SHARPTON: I think that it clearly is a misuse of those of us that believe in something to act as though a man who has operated to the extreme right, who has tried to redistrict people of color out of office in Texas, is operating as some Christian missionary.

PERKINS: Red herring.

(Really, Tony? So you're not defending whether or not he redistricted people of color out of office - you're only claiming that it's not relevant.)

SHARPTON: I think that it is absolutely insulting to the intelligence of Christians. You're not going to meet anyone that believes in Christ more than me, but I believe in converting people, not forcing people to following my religion. We are living in what we want to be a democracy, not a theocracy, and it is dangerous to try and move in that direction.

PERKINS: And that's what we're saying. Let us live as we want to live.

SHARPTON: Well then you don't put your cross up on public emblems that don't have ...

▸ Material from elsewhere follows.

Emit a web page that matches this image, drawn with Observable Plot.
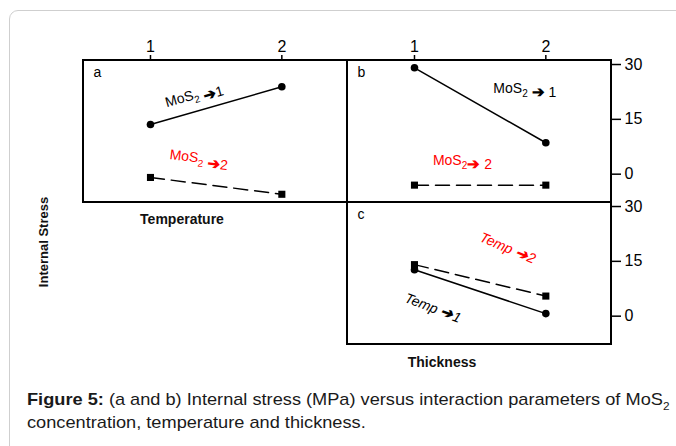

PERKINS: ... That's parts of our history.

My emphasis added.

I don't even know how to respond to the idea that Christians are not beling allowed to live as they want to live. I'm a Christian - I don't feel persecuted. I feel as though I can wear a cross around my neck (if I choose) and go to church and sit in the Chick-Fil-A and say a prayer before I eat (I don't do any of those things, but you get my point). I don't worry that anyone will ever force me to have an abortion and I'm not worried that anyone is going to come and confiscate my Christmas tree and make me take down my lights.

I DO worry, however, that I'll be forced to pray in increasing situations and that my grandchildren will be forced to pray and believe in a way that favors only the smallest minority of Christians in the United States. That's a very real concern as religion encroaches inch by inch into our public squares and laws.

Mr. Perkins should spend less time hitting the bong and more studying history to gain a full understanding of "persecution" it all its forms before he waves it as the battle cry for aggrieved American Christians.

And most importantly - what will the Democrats do to counteract this ficitious "war" with the mid-terms approaching?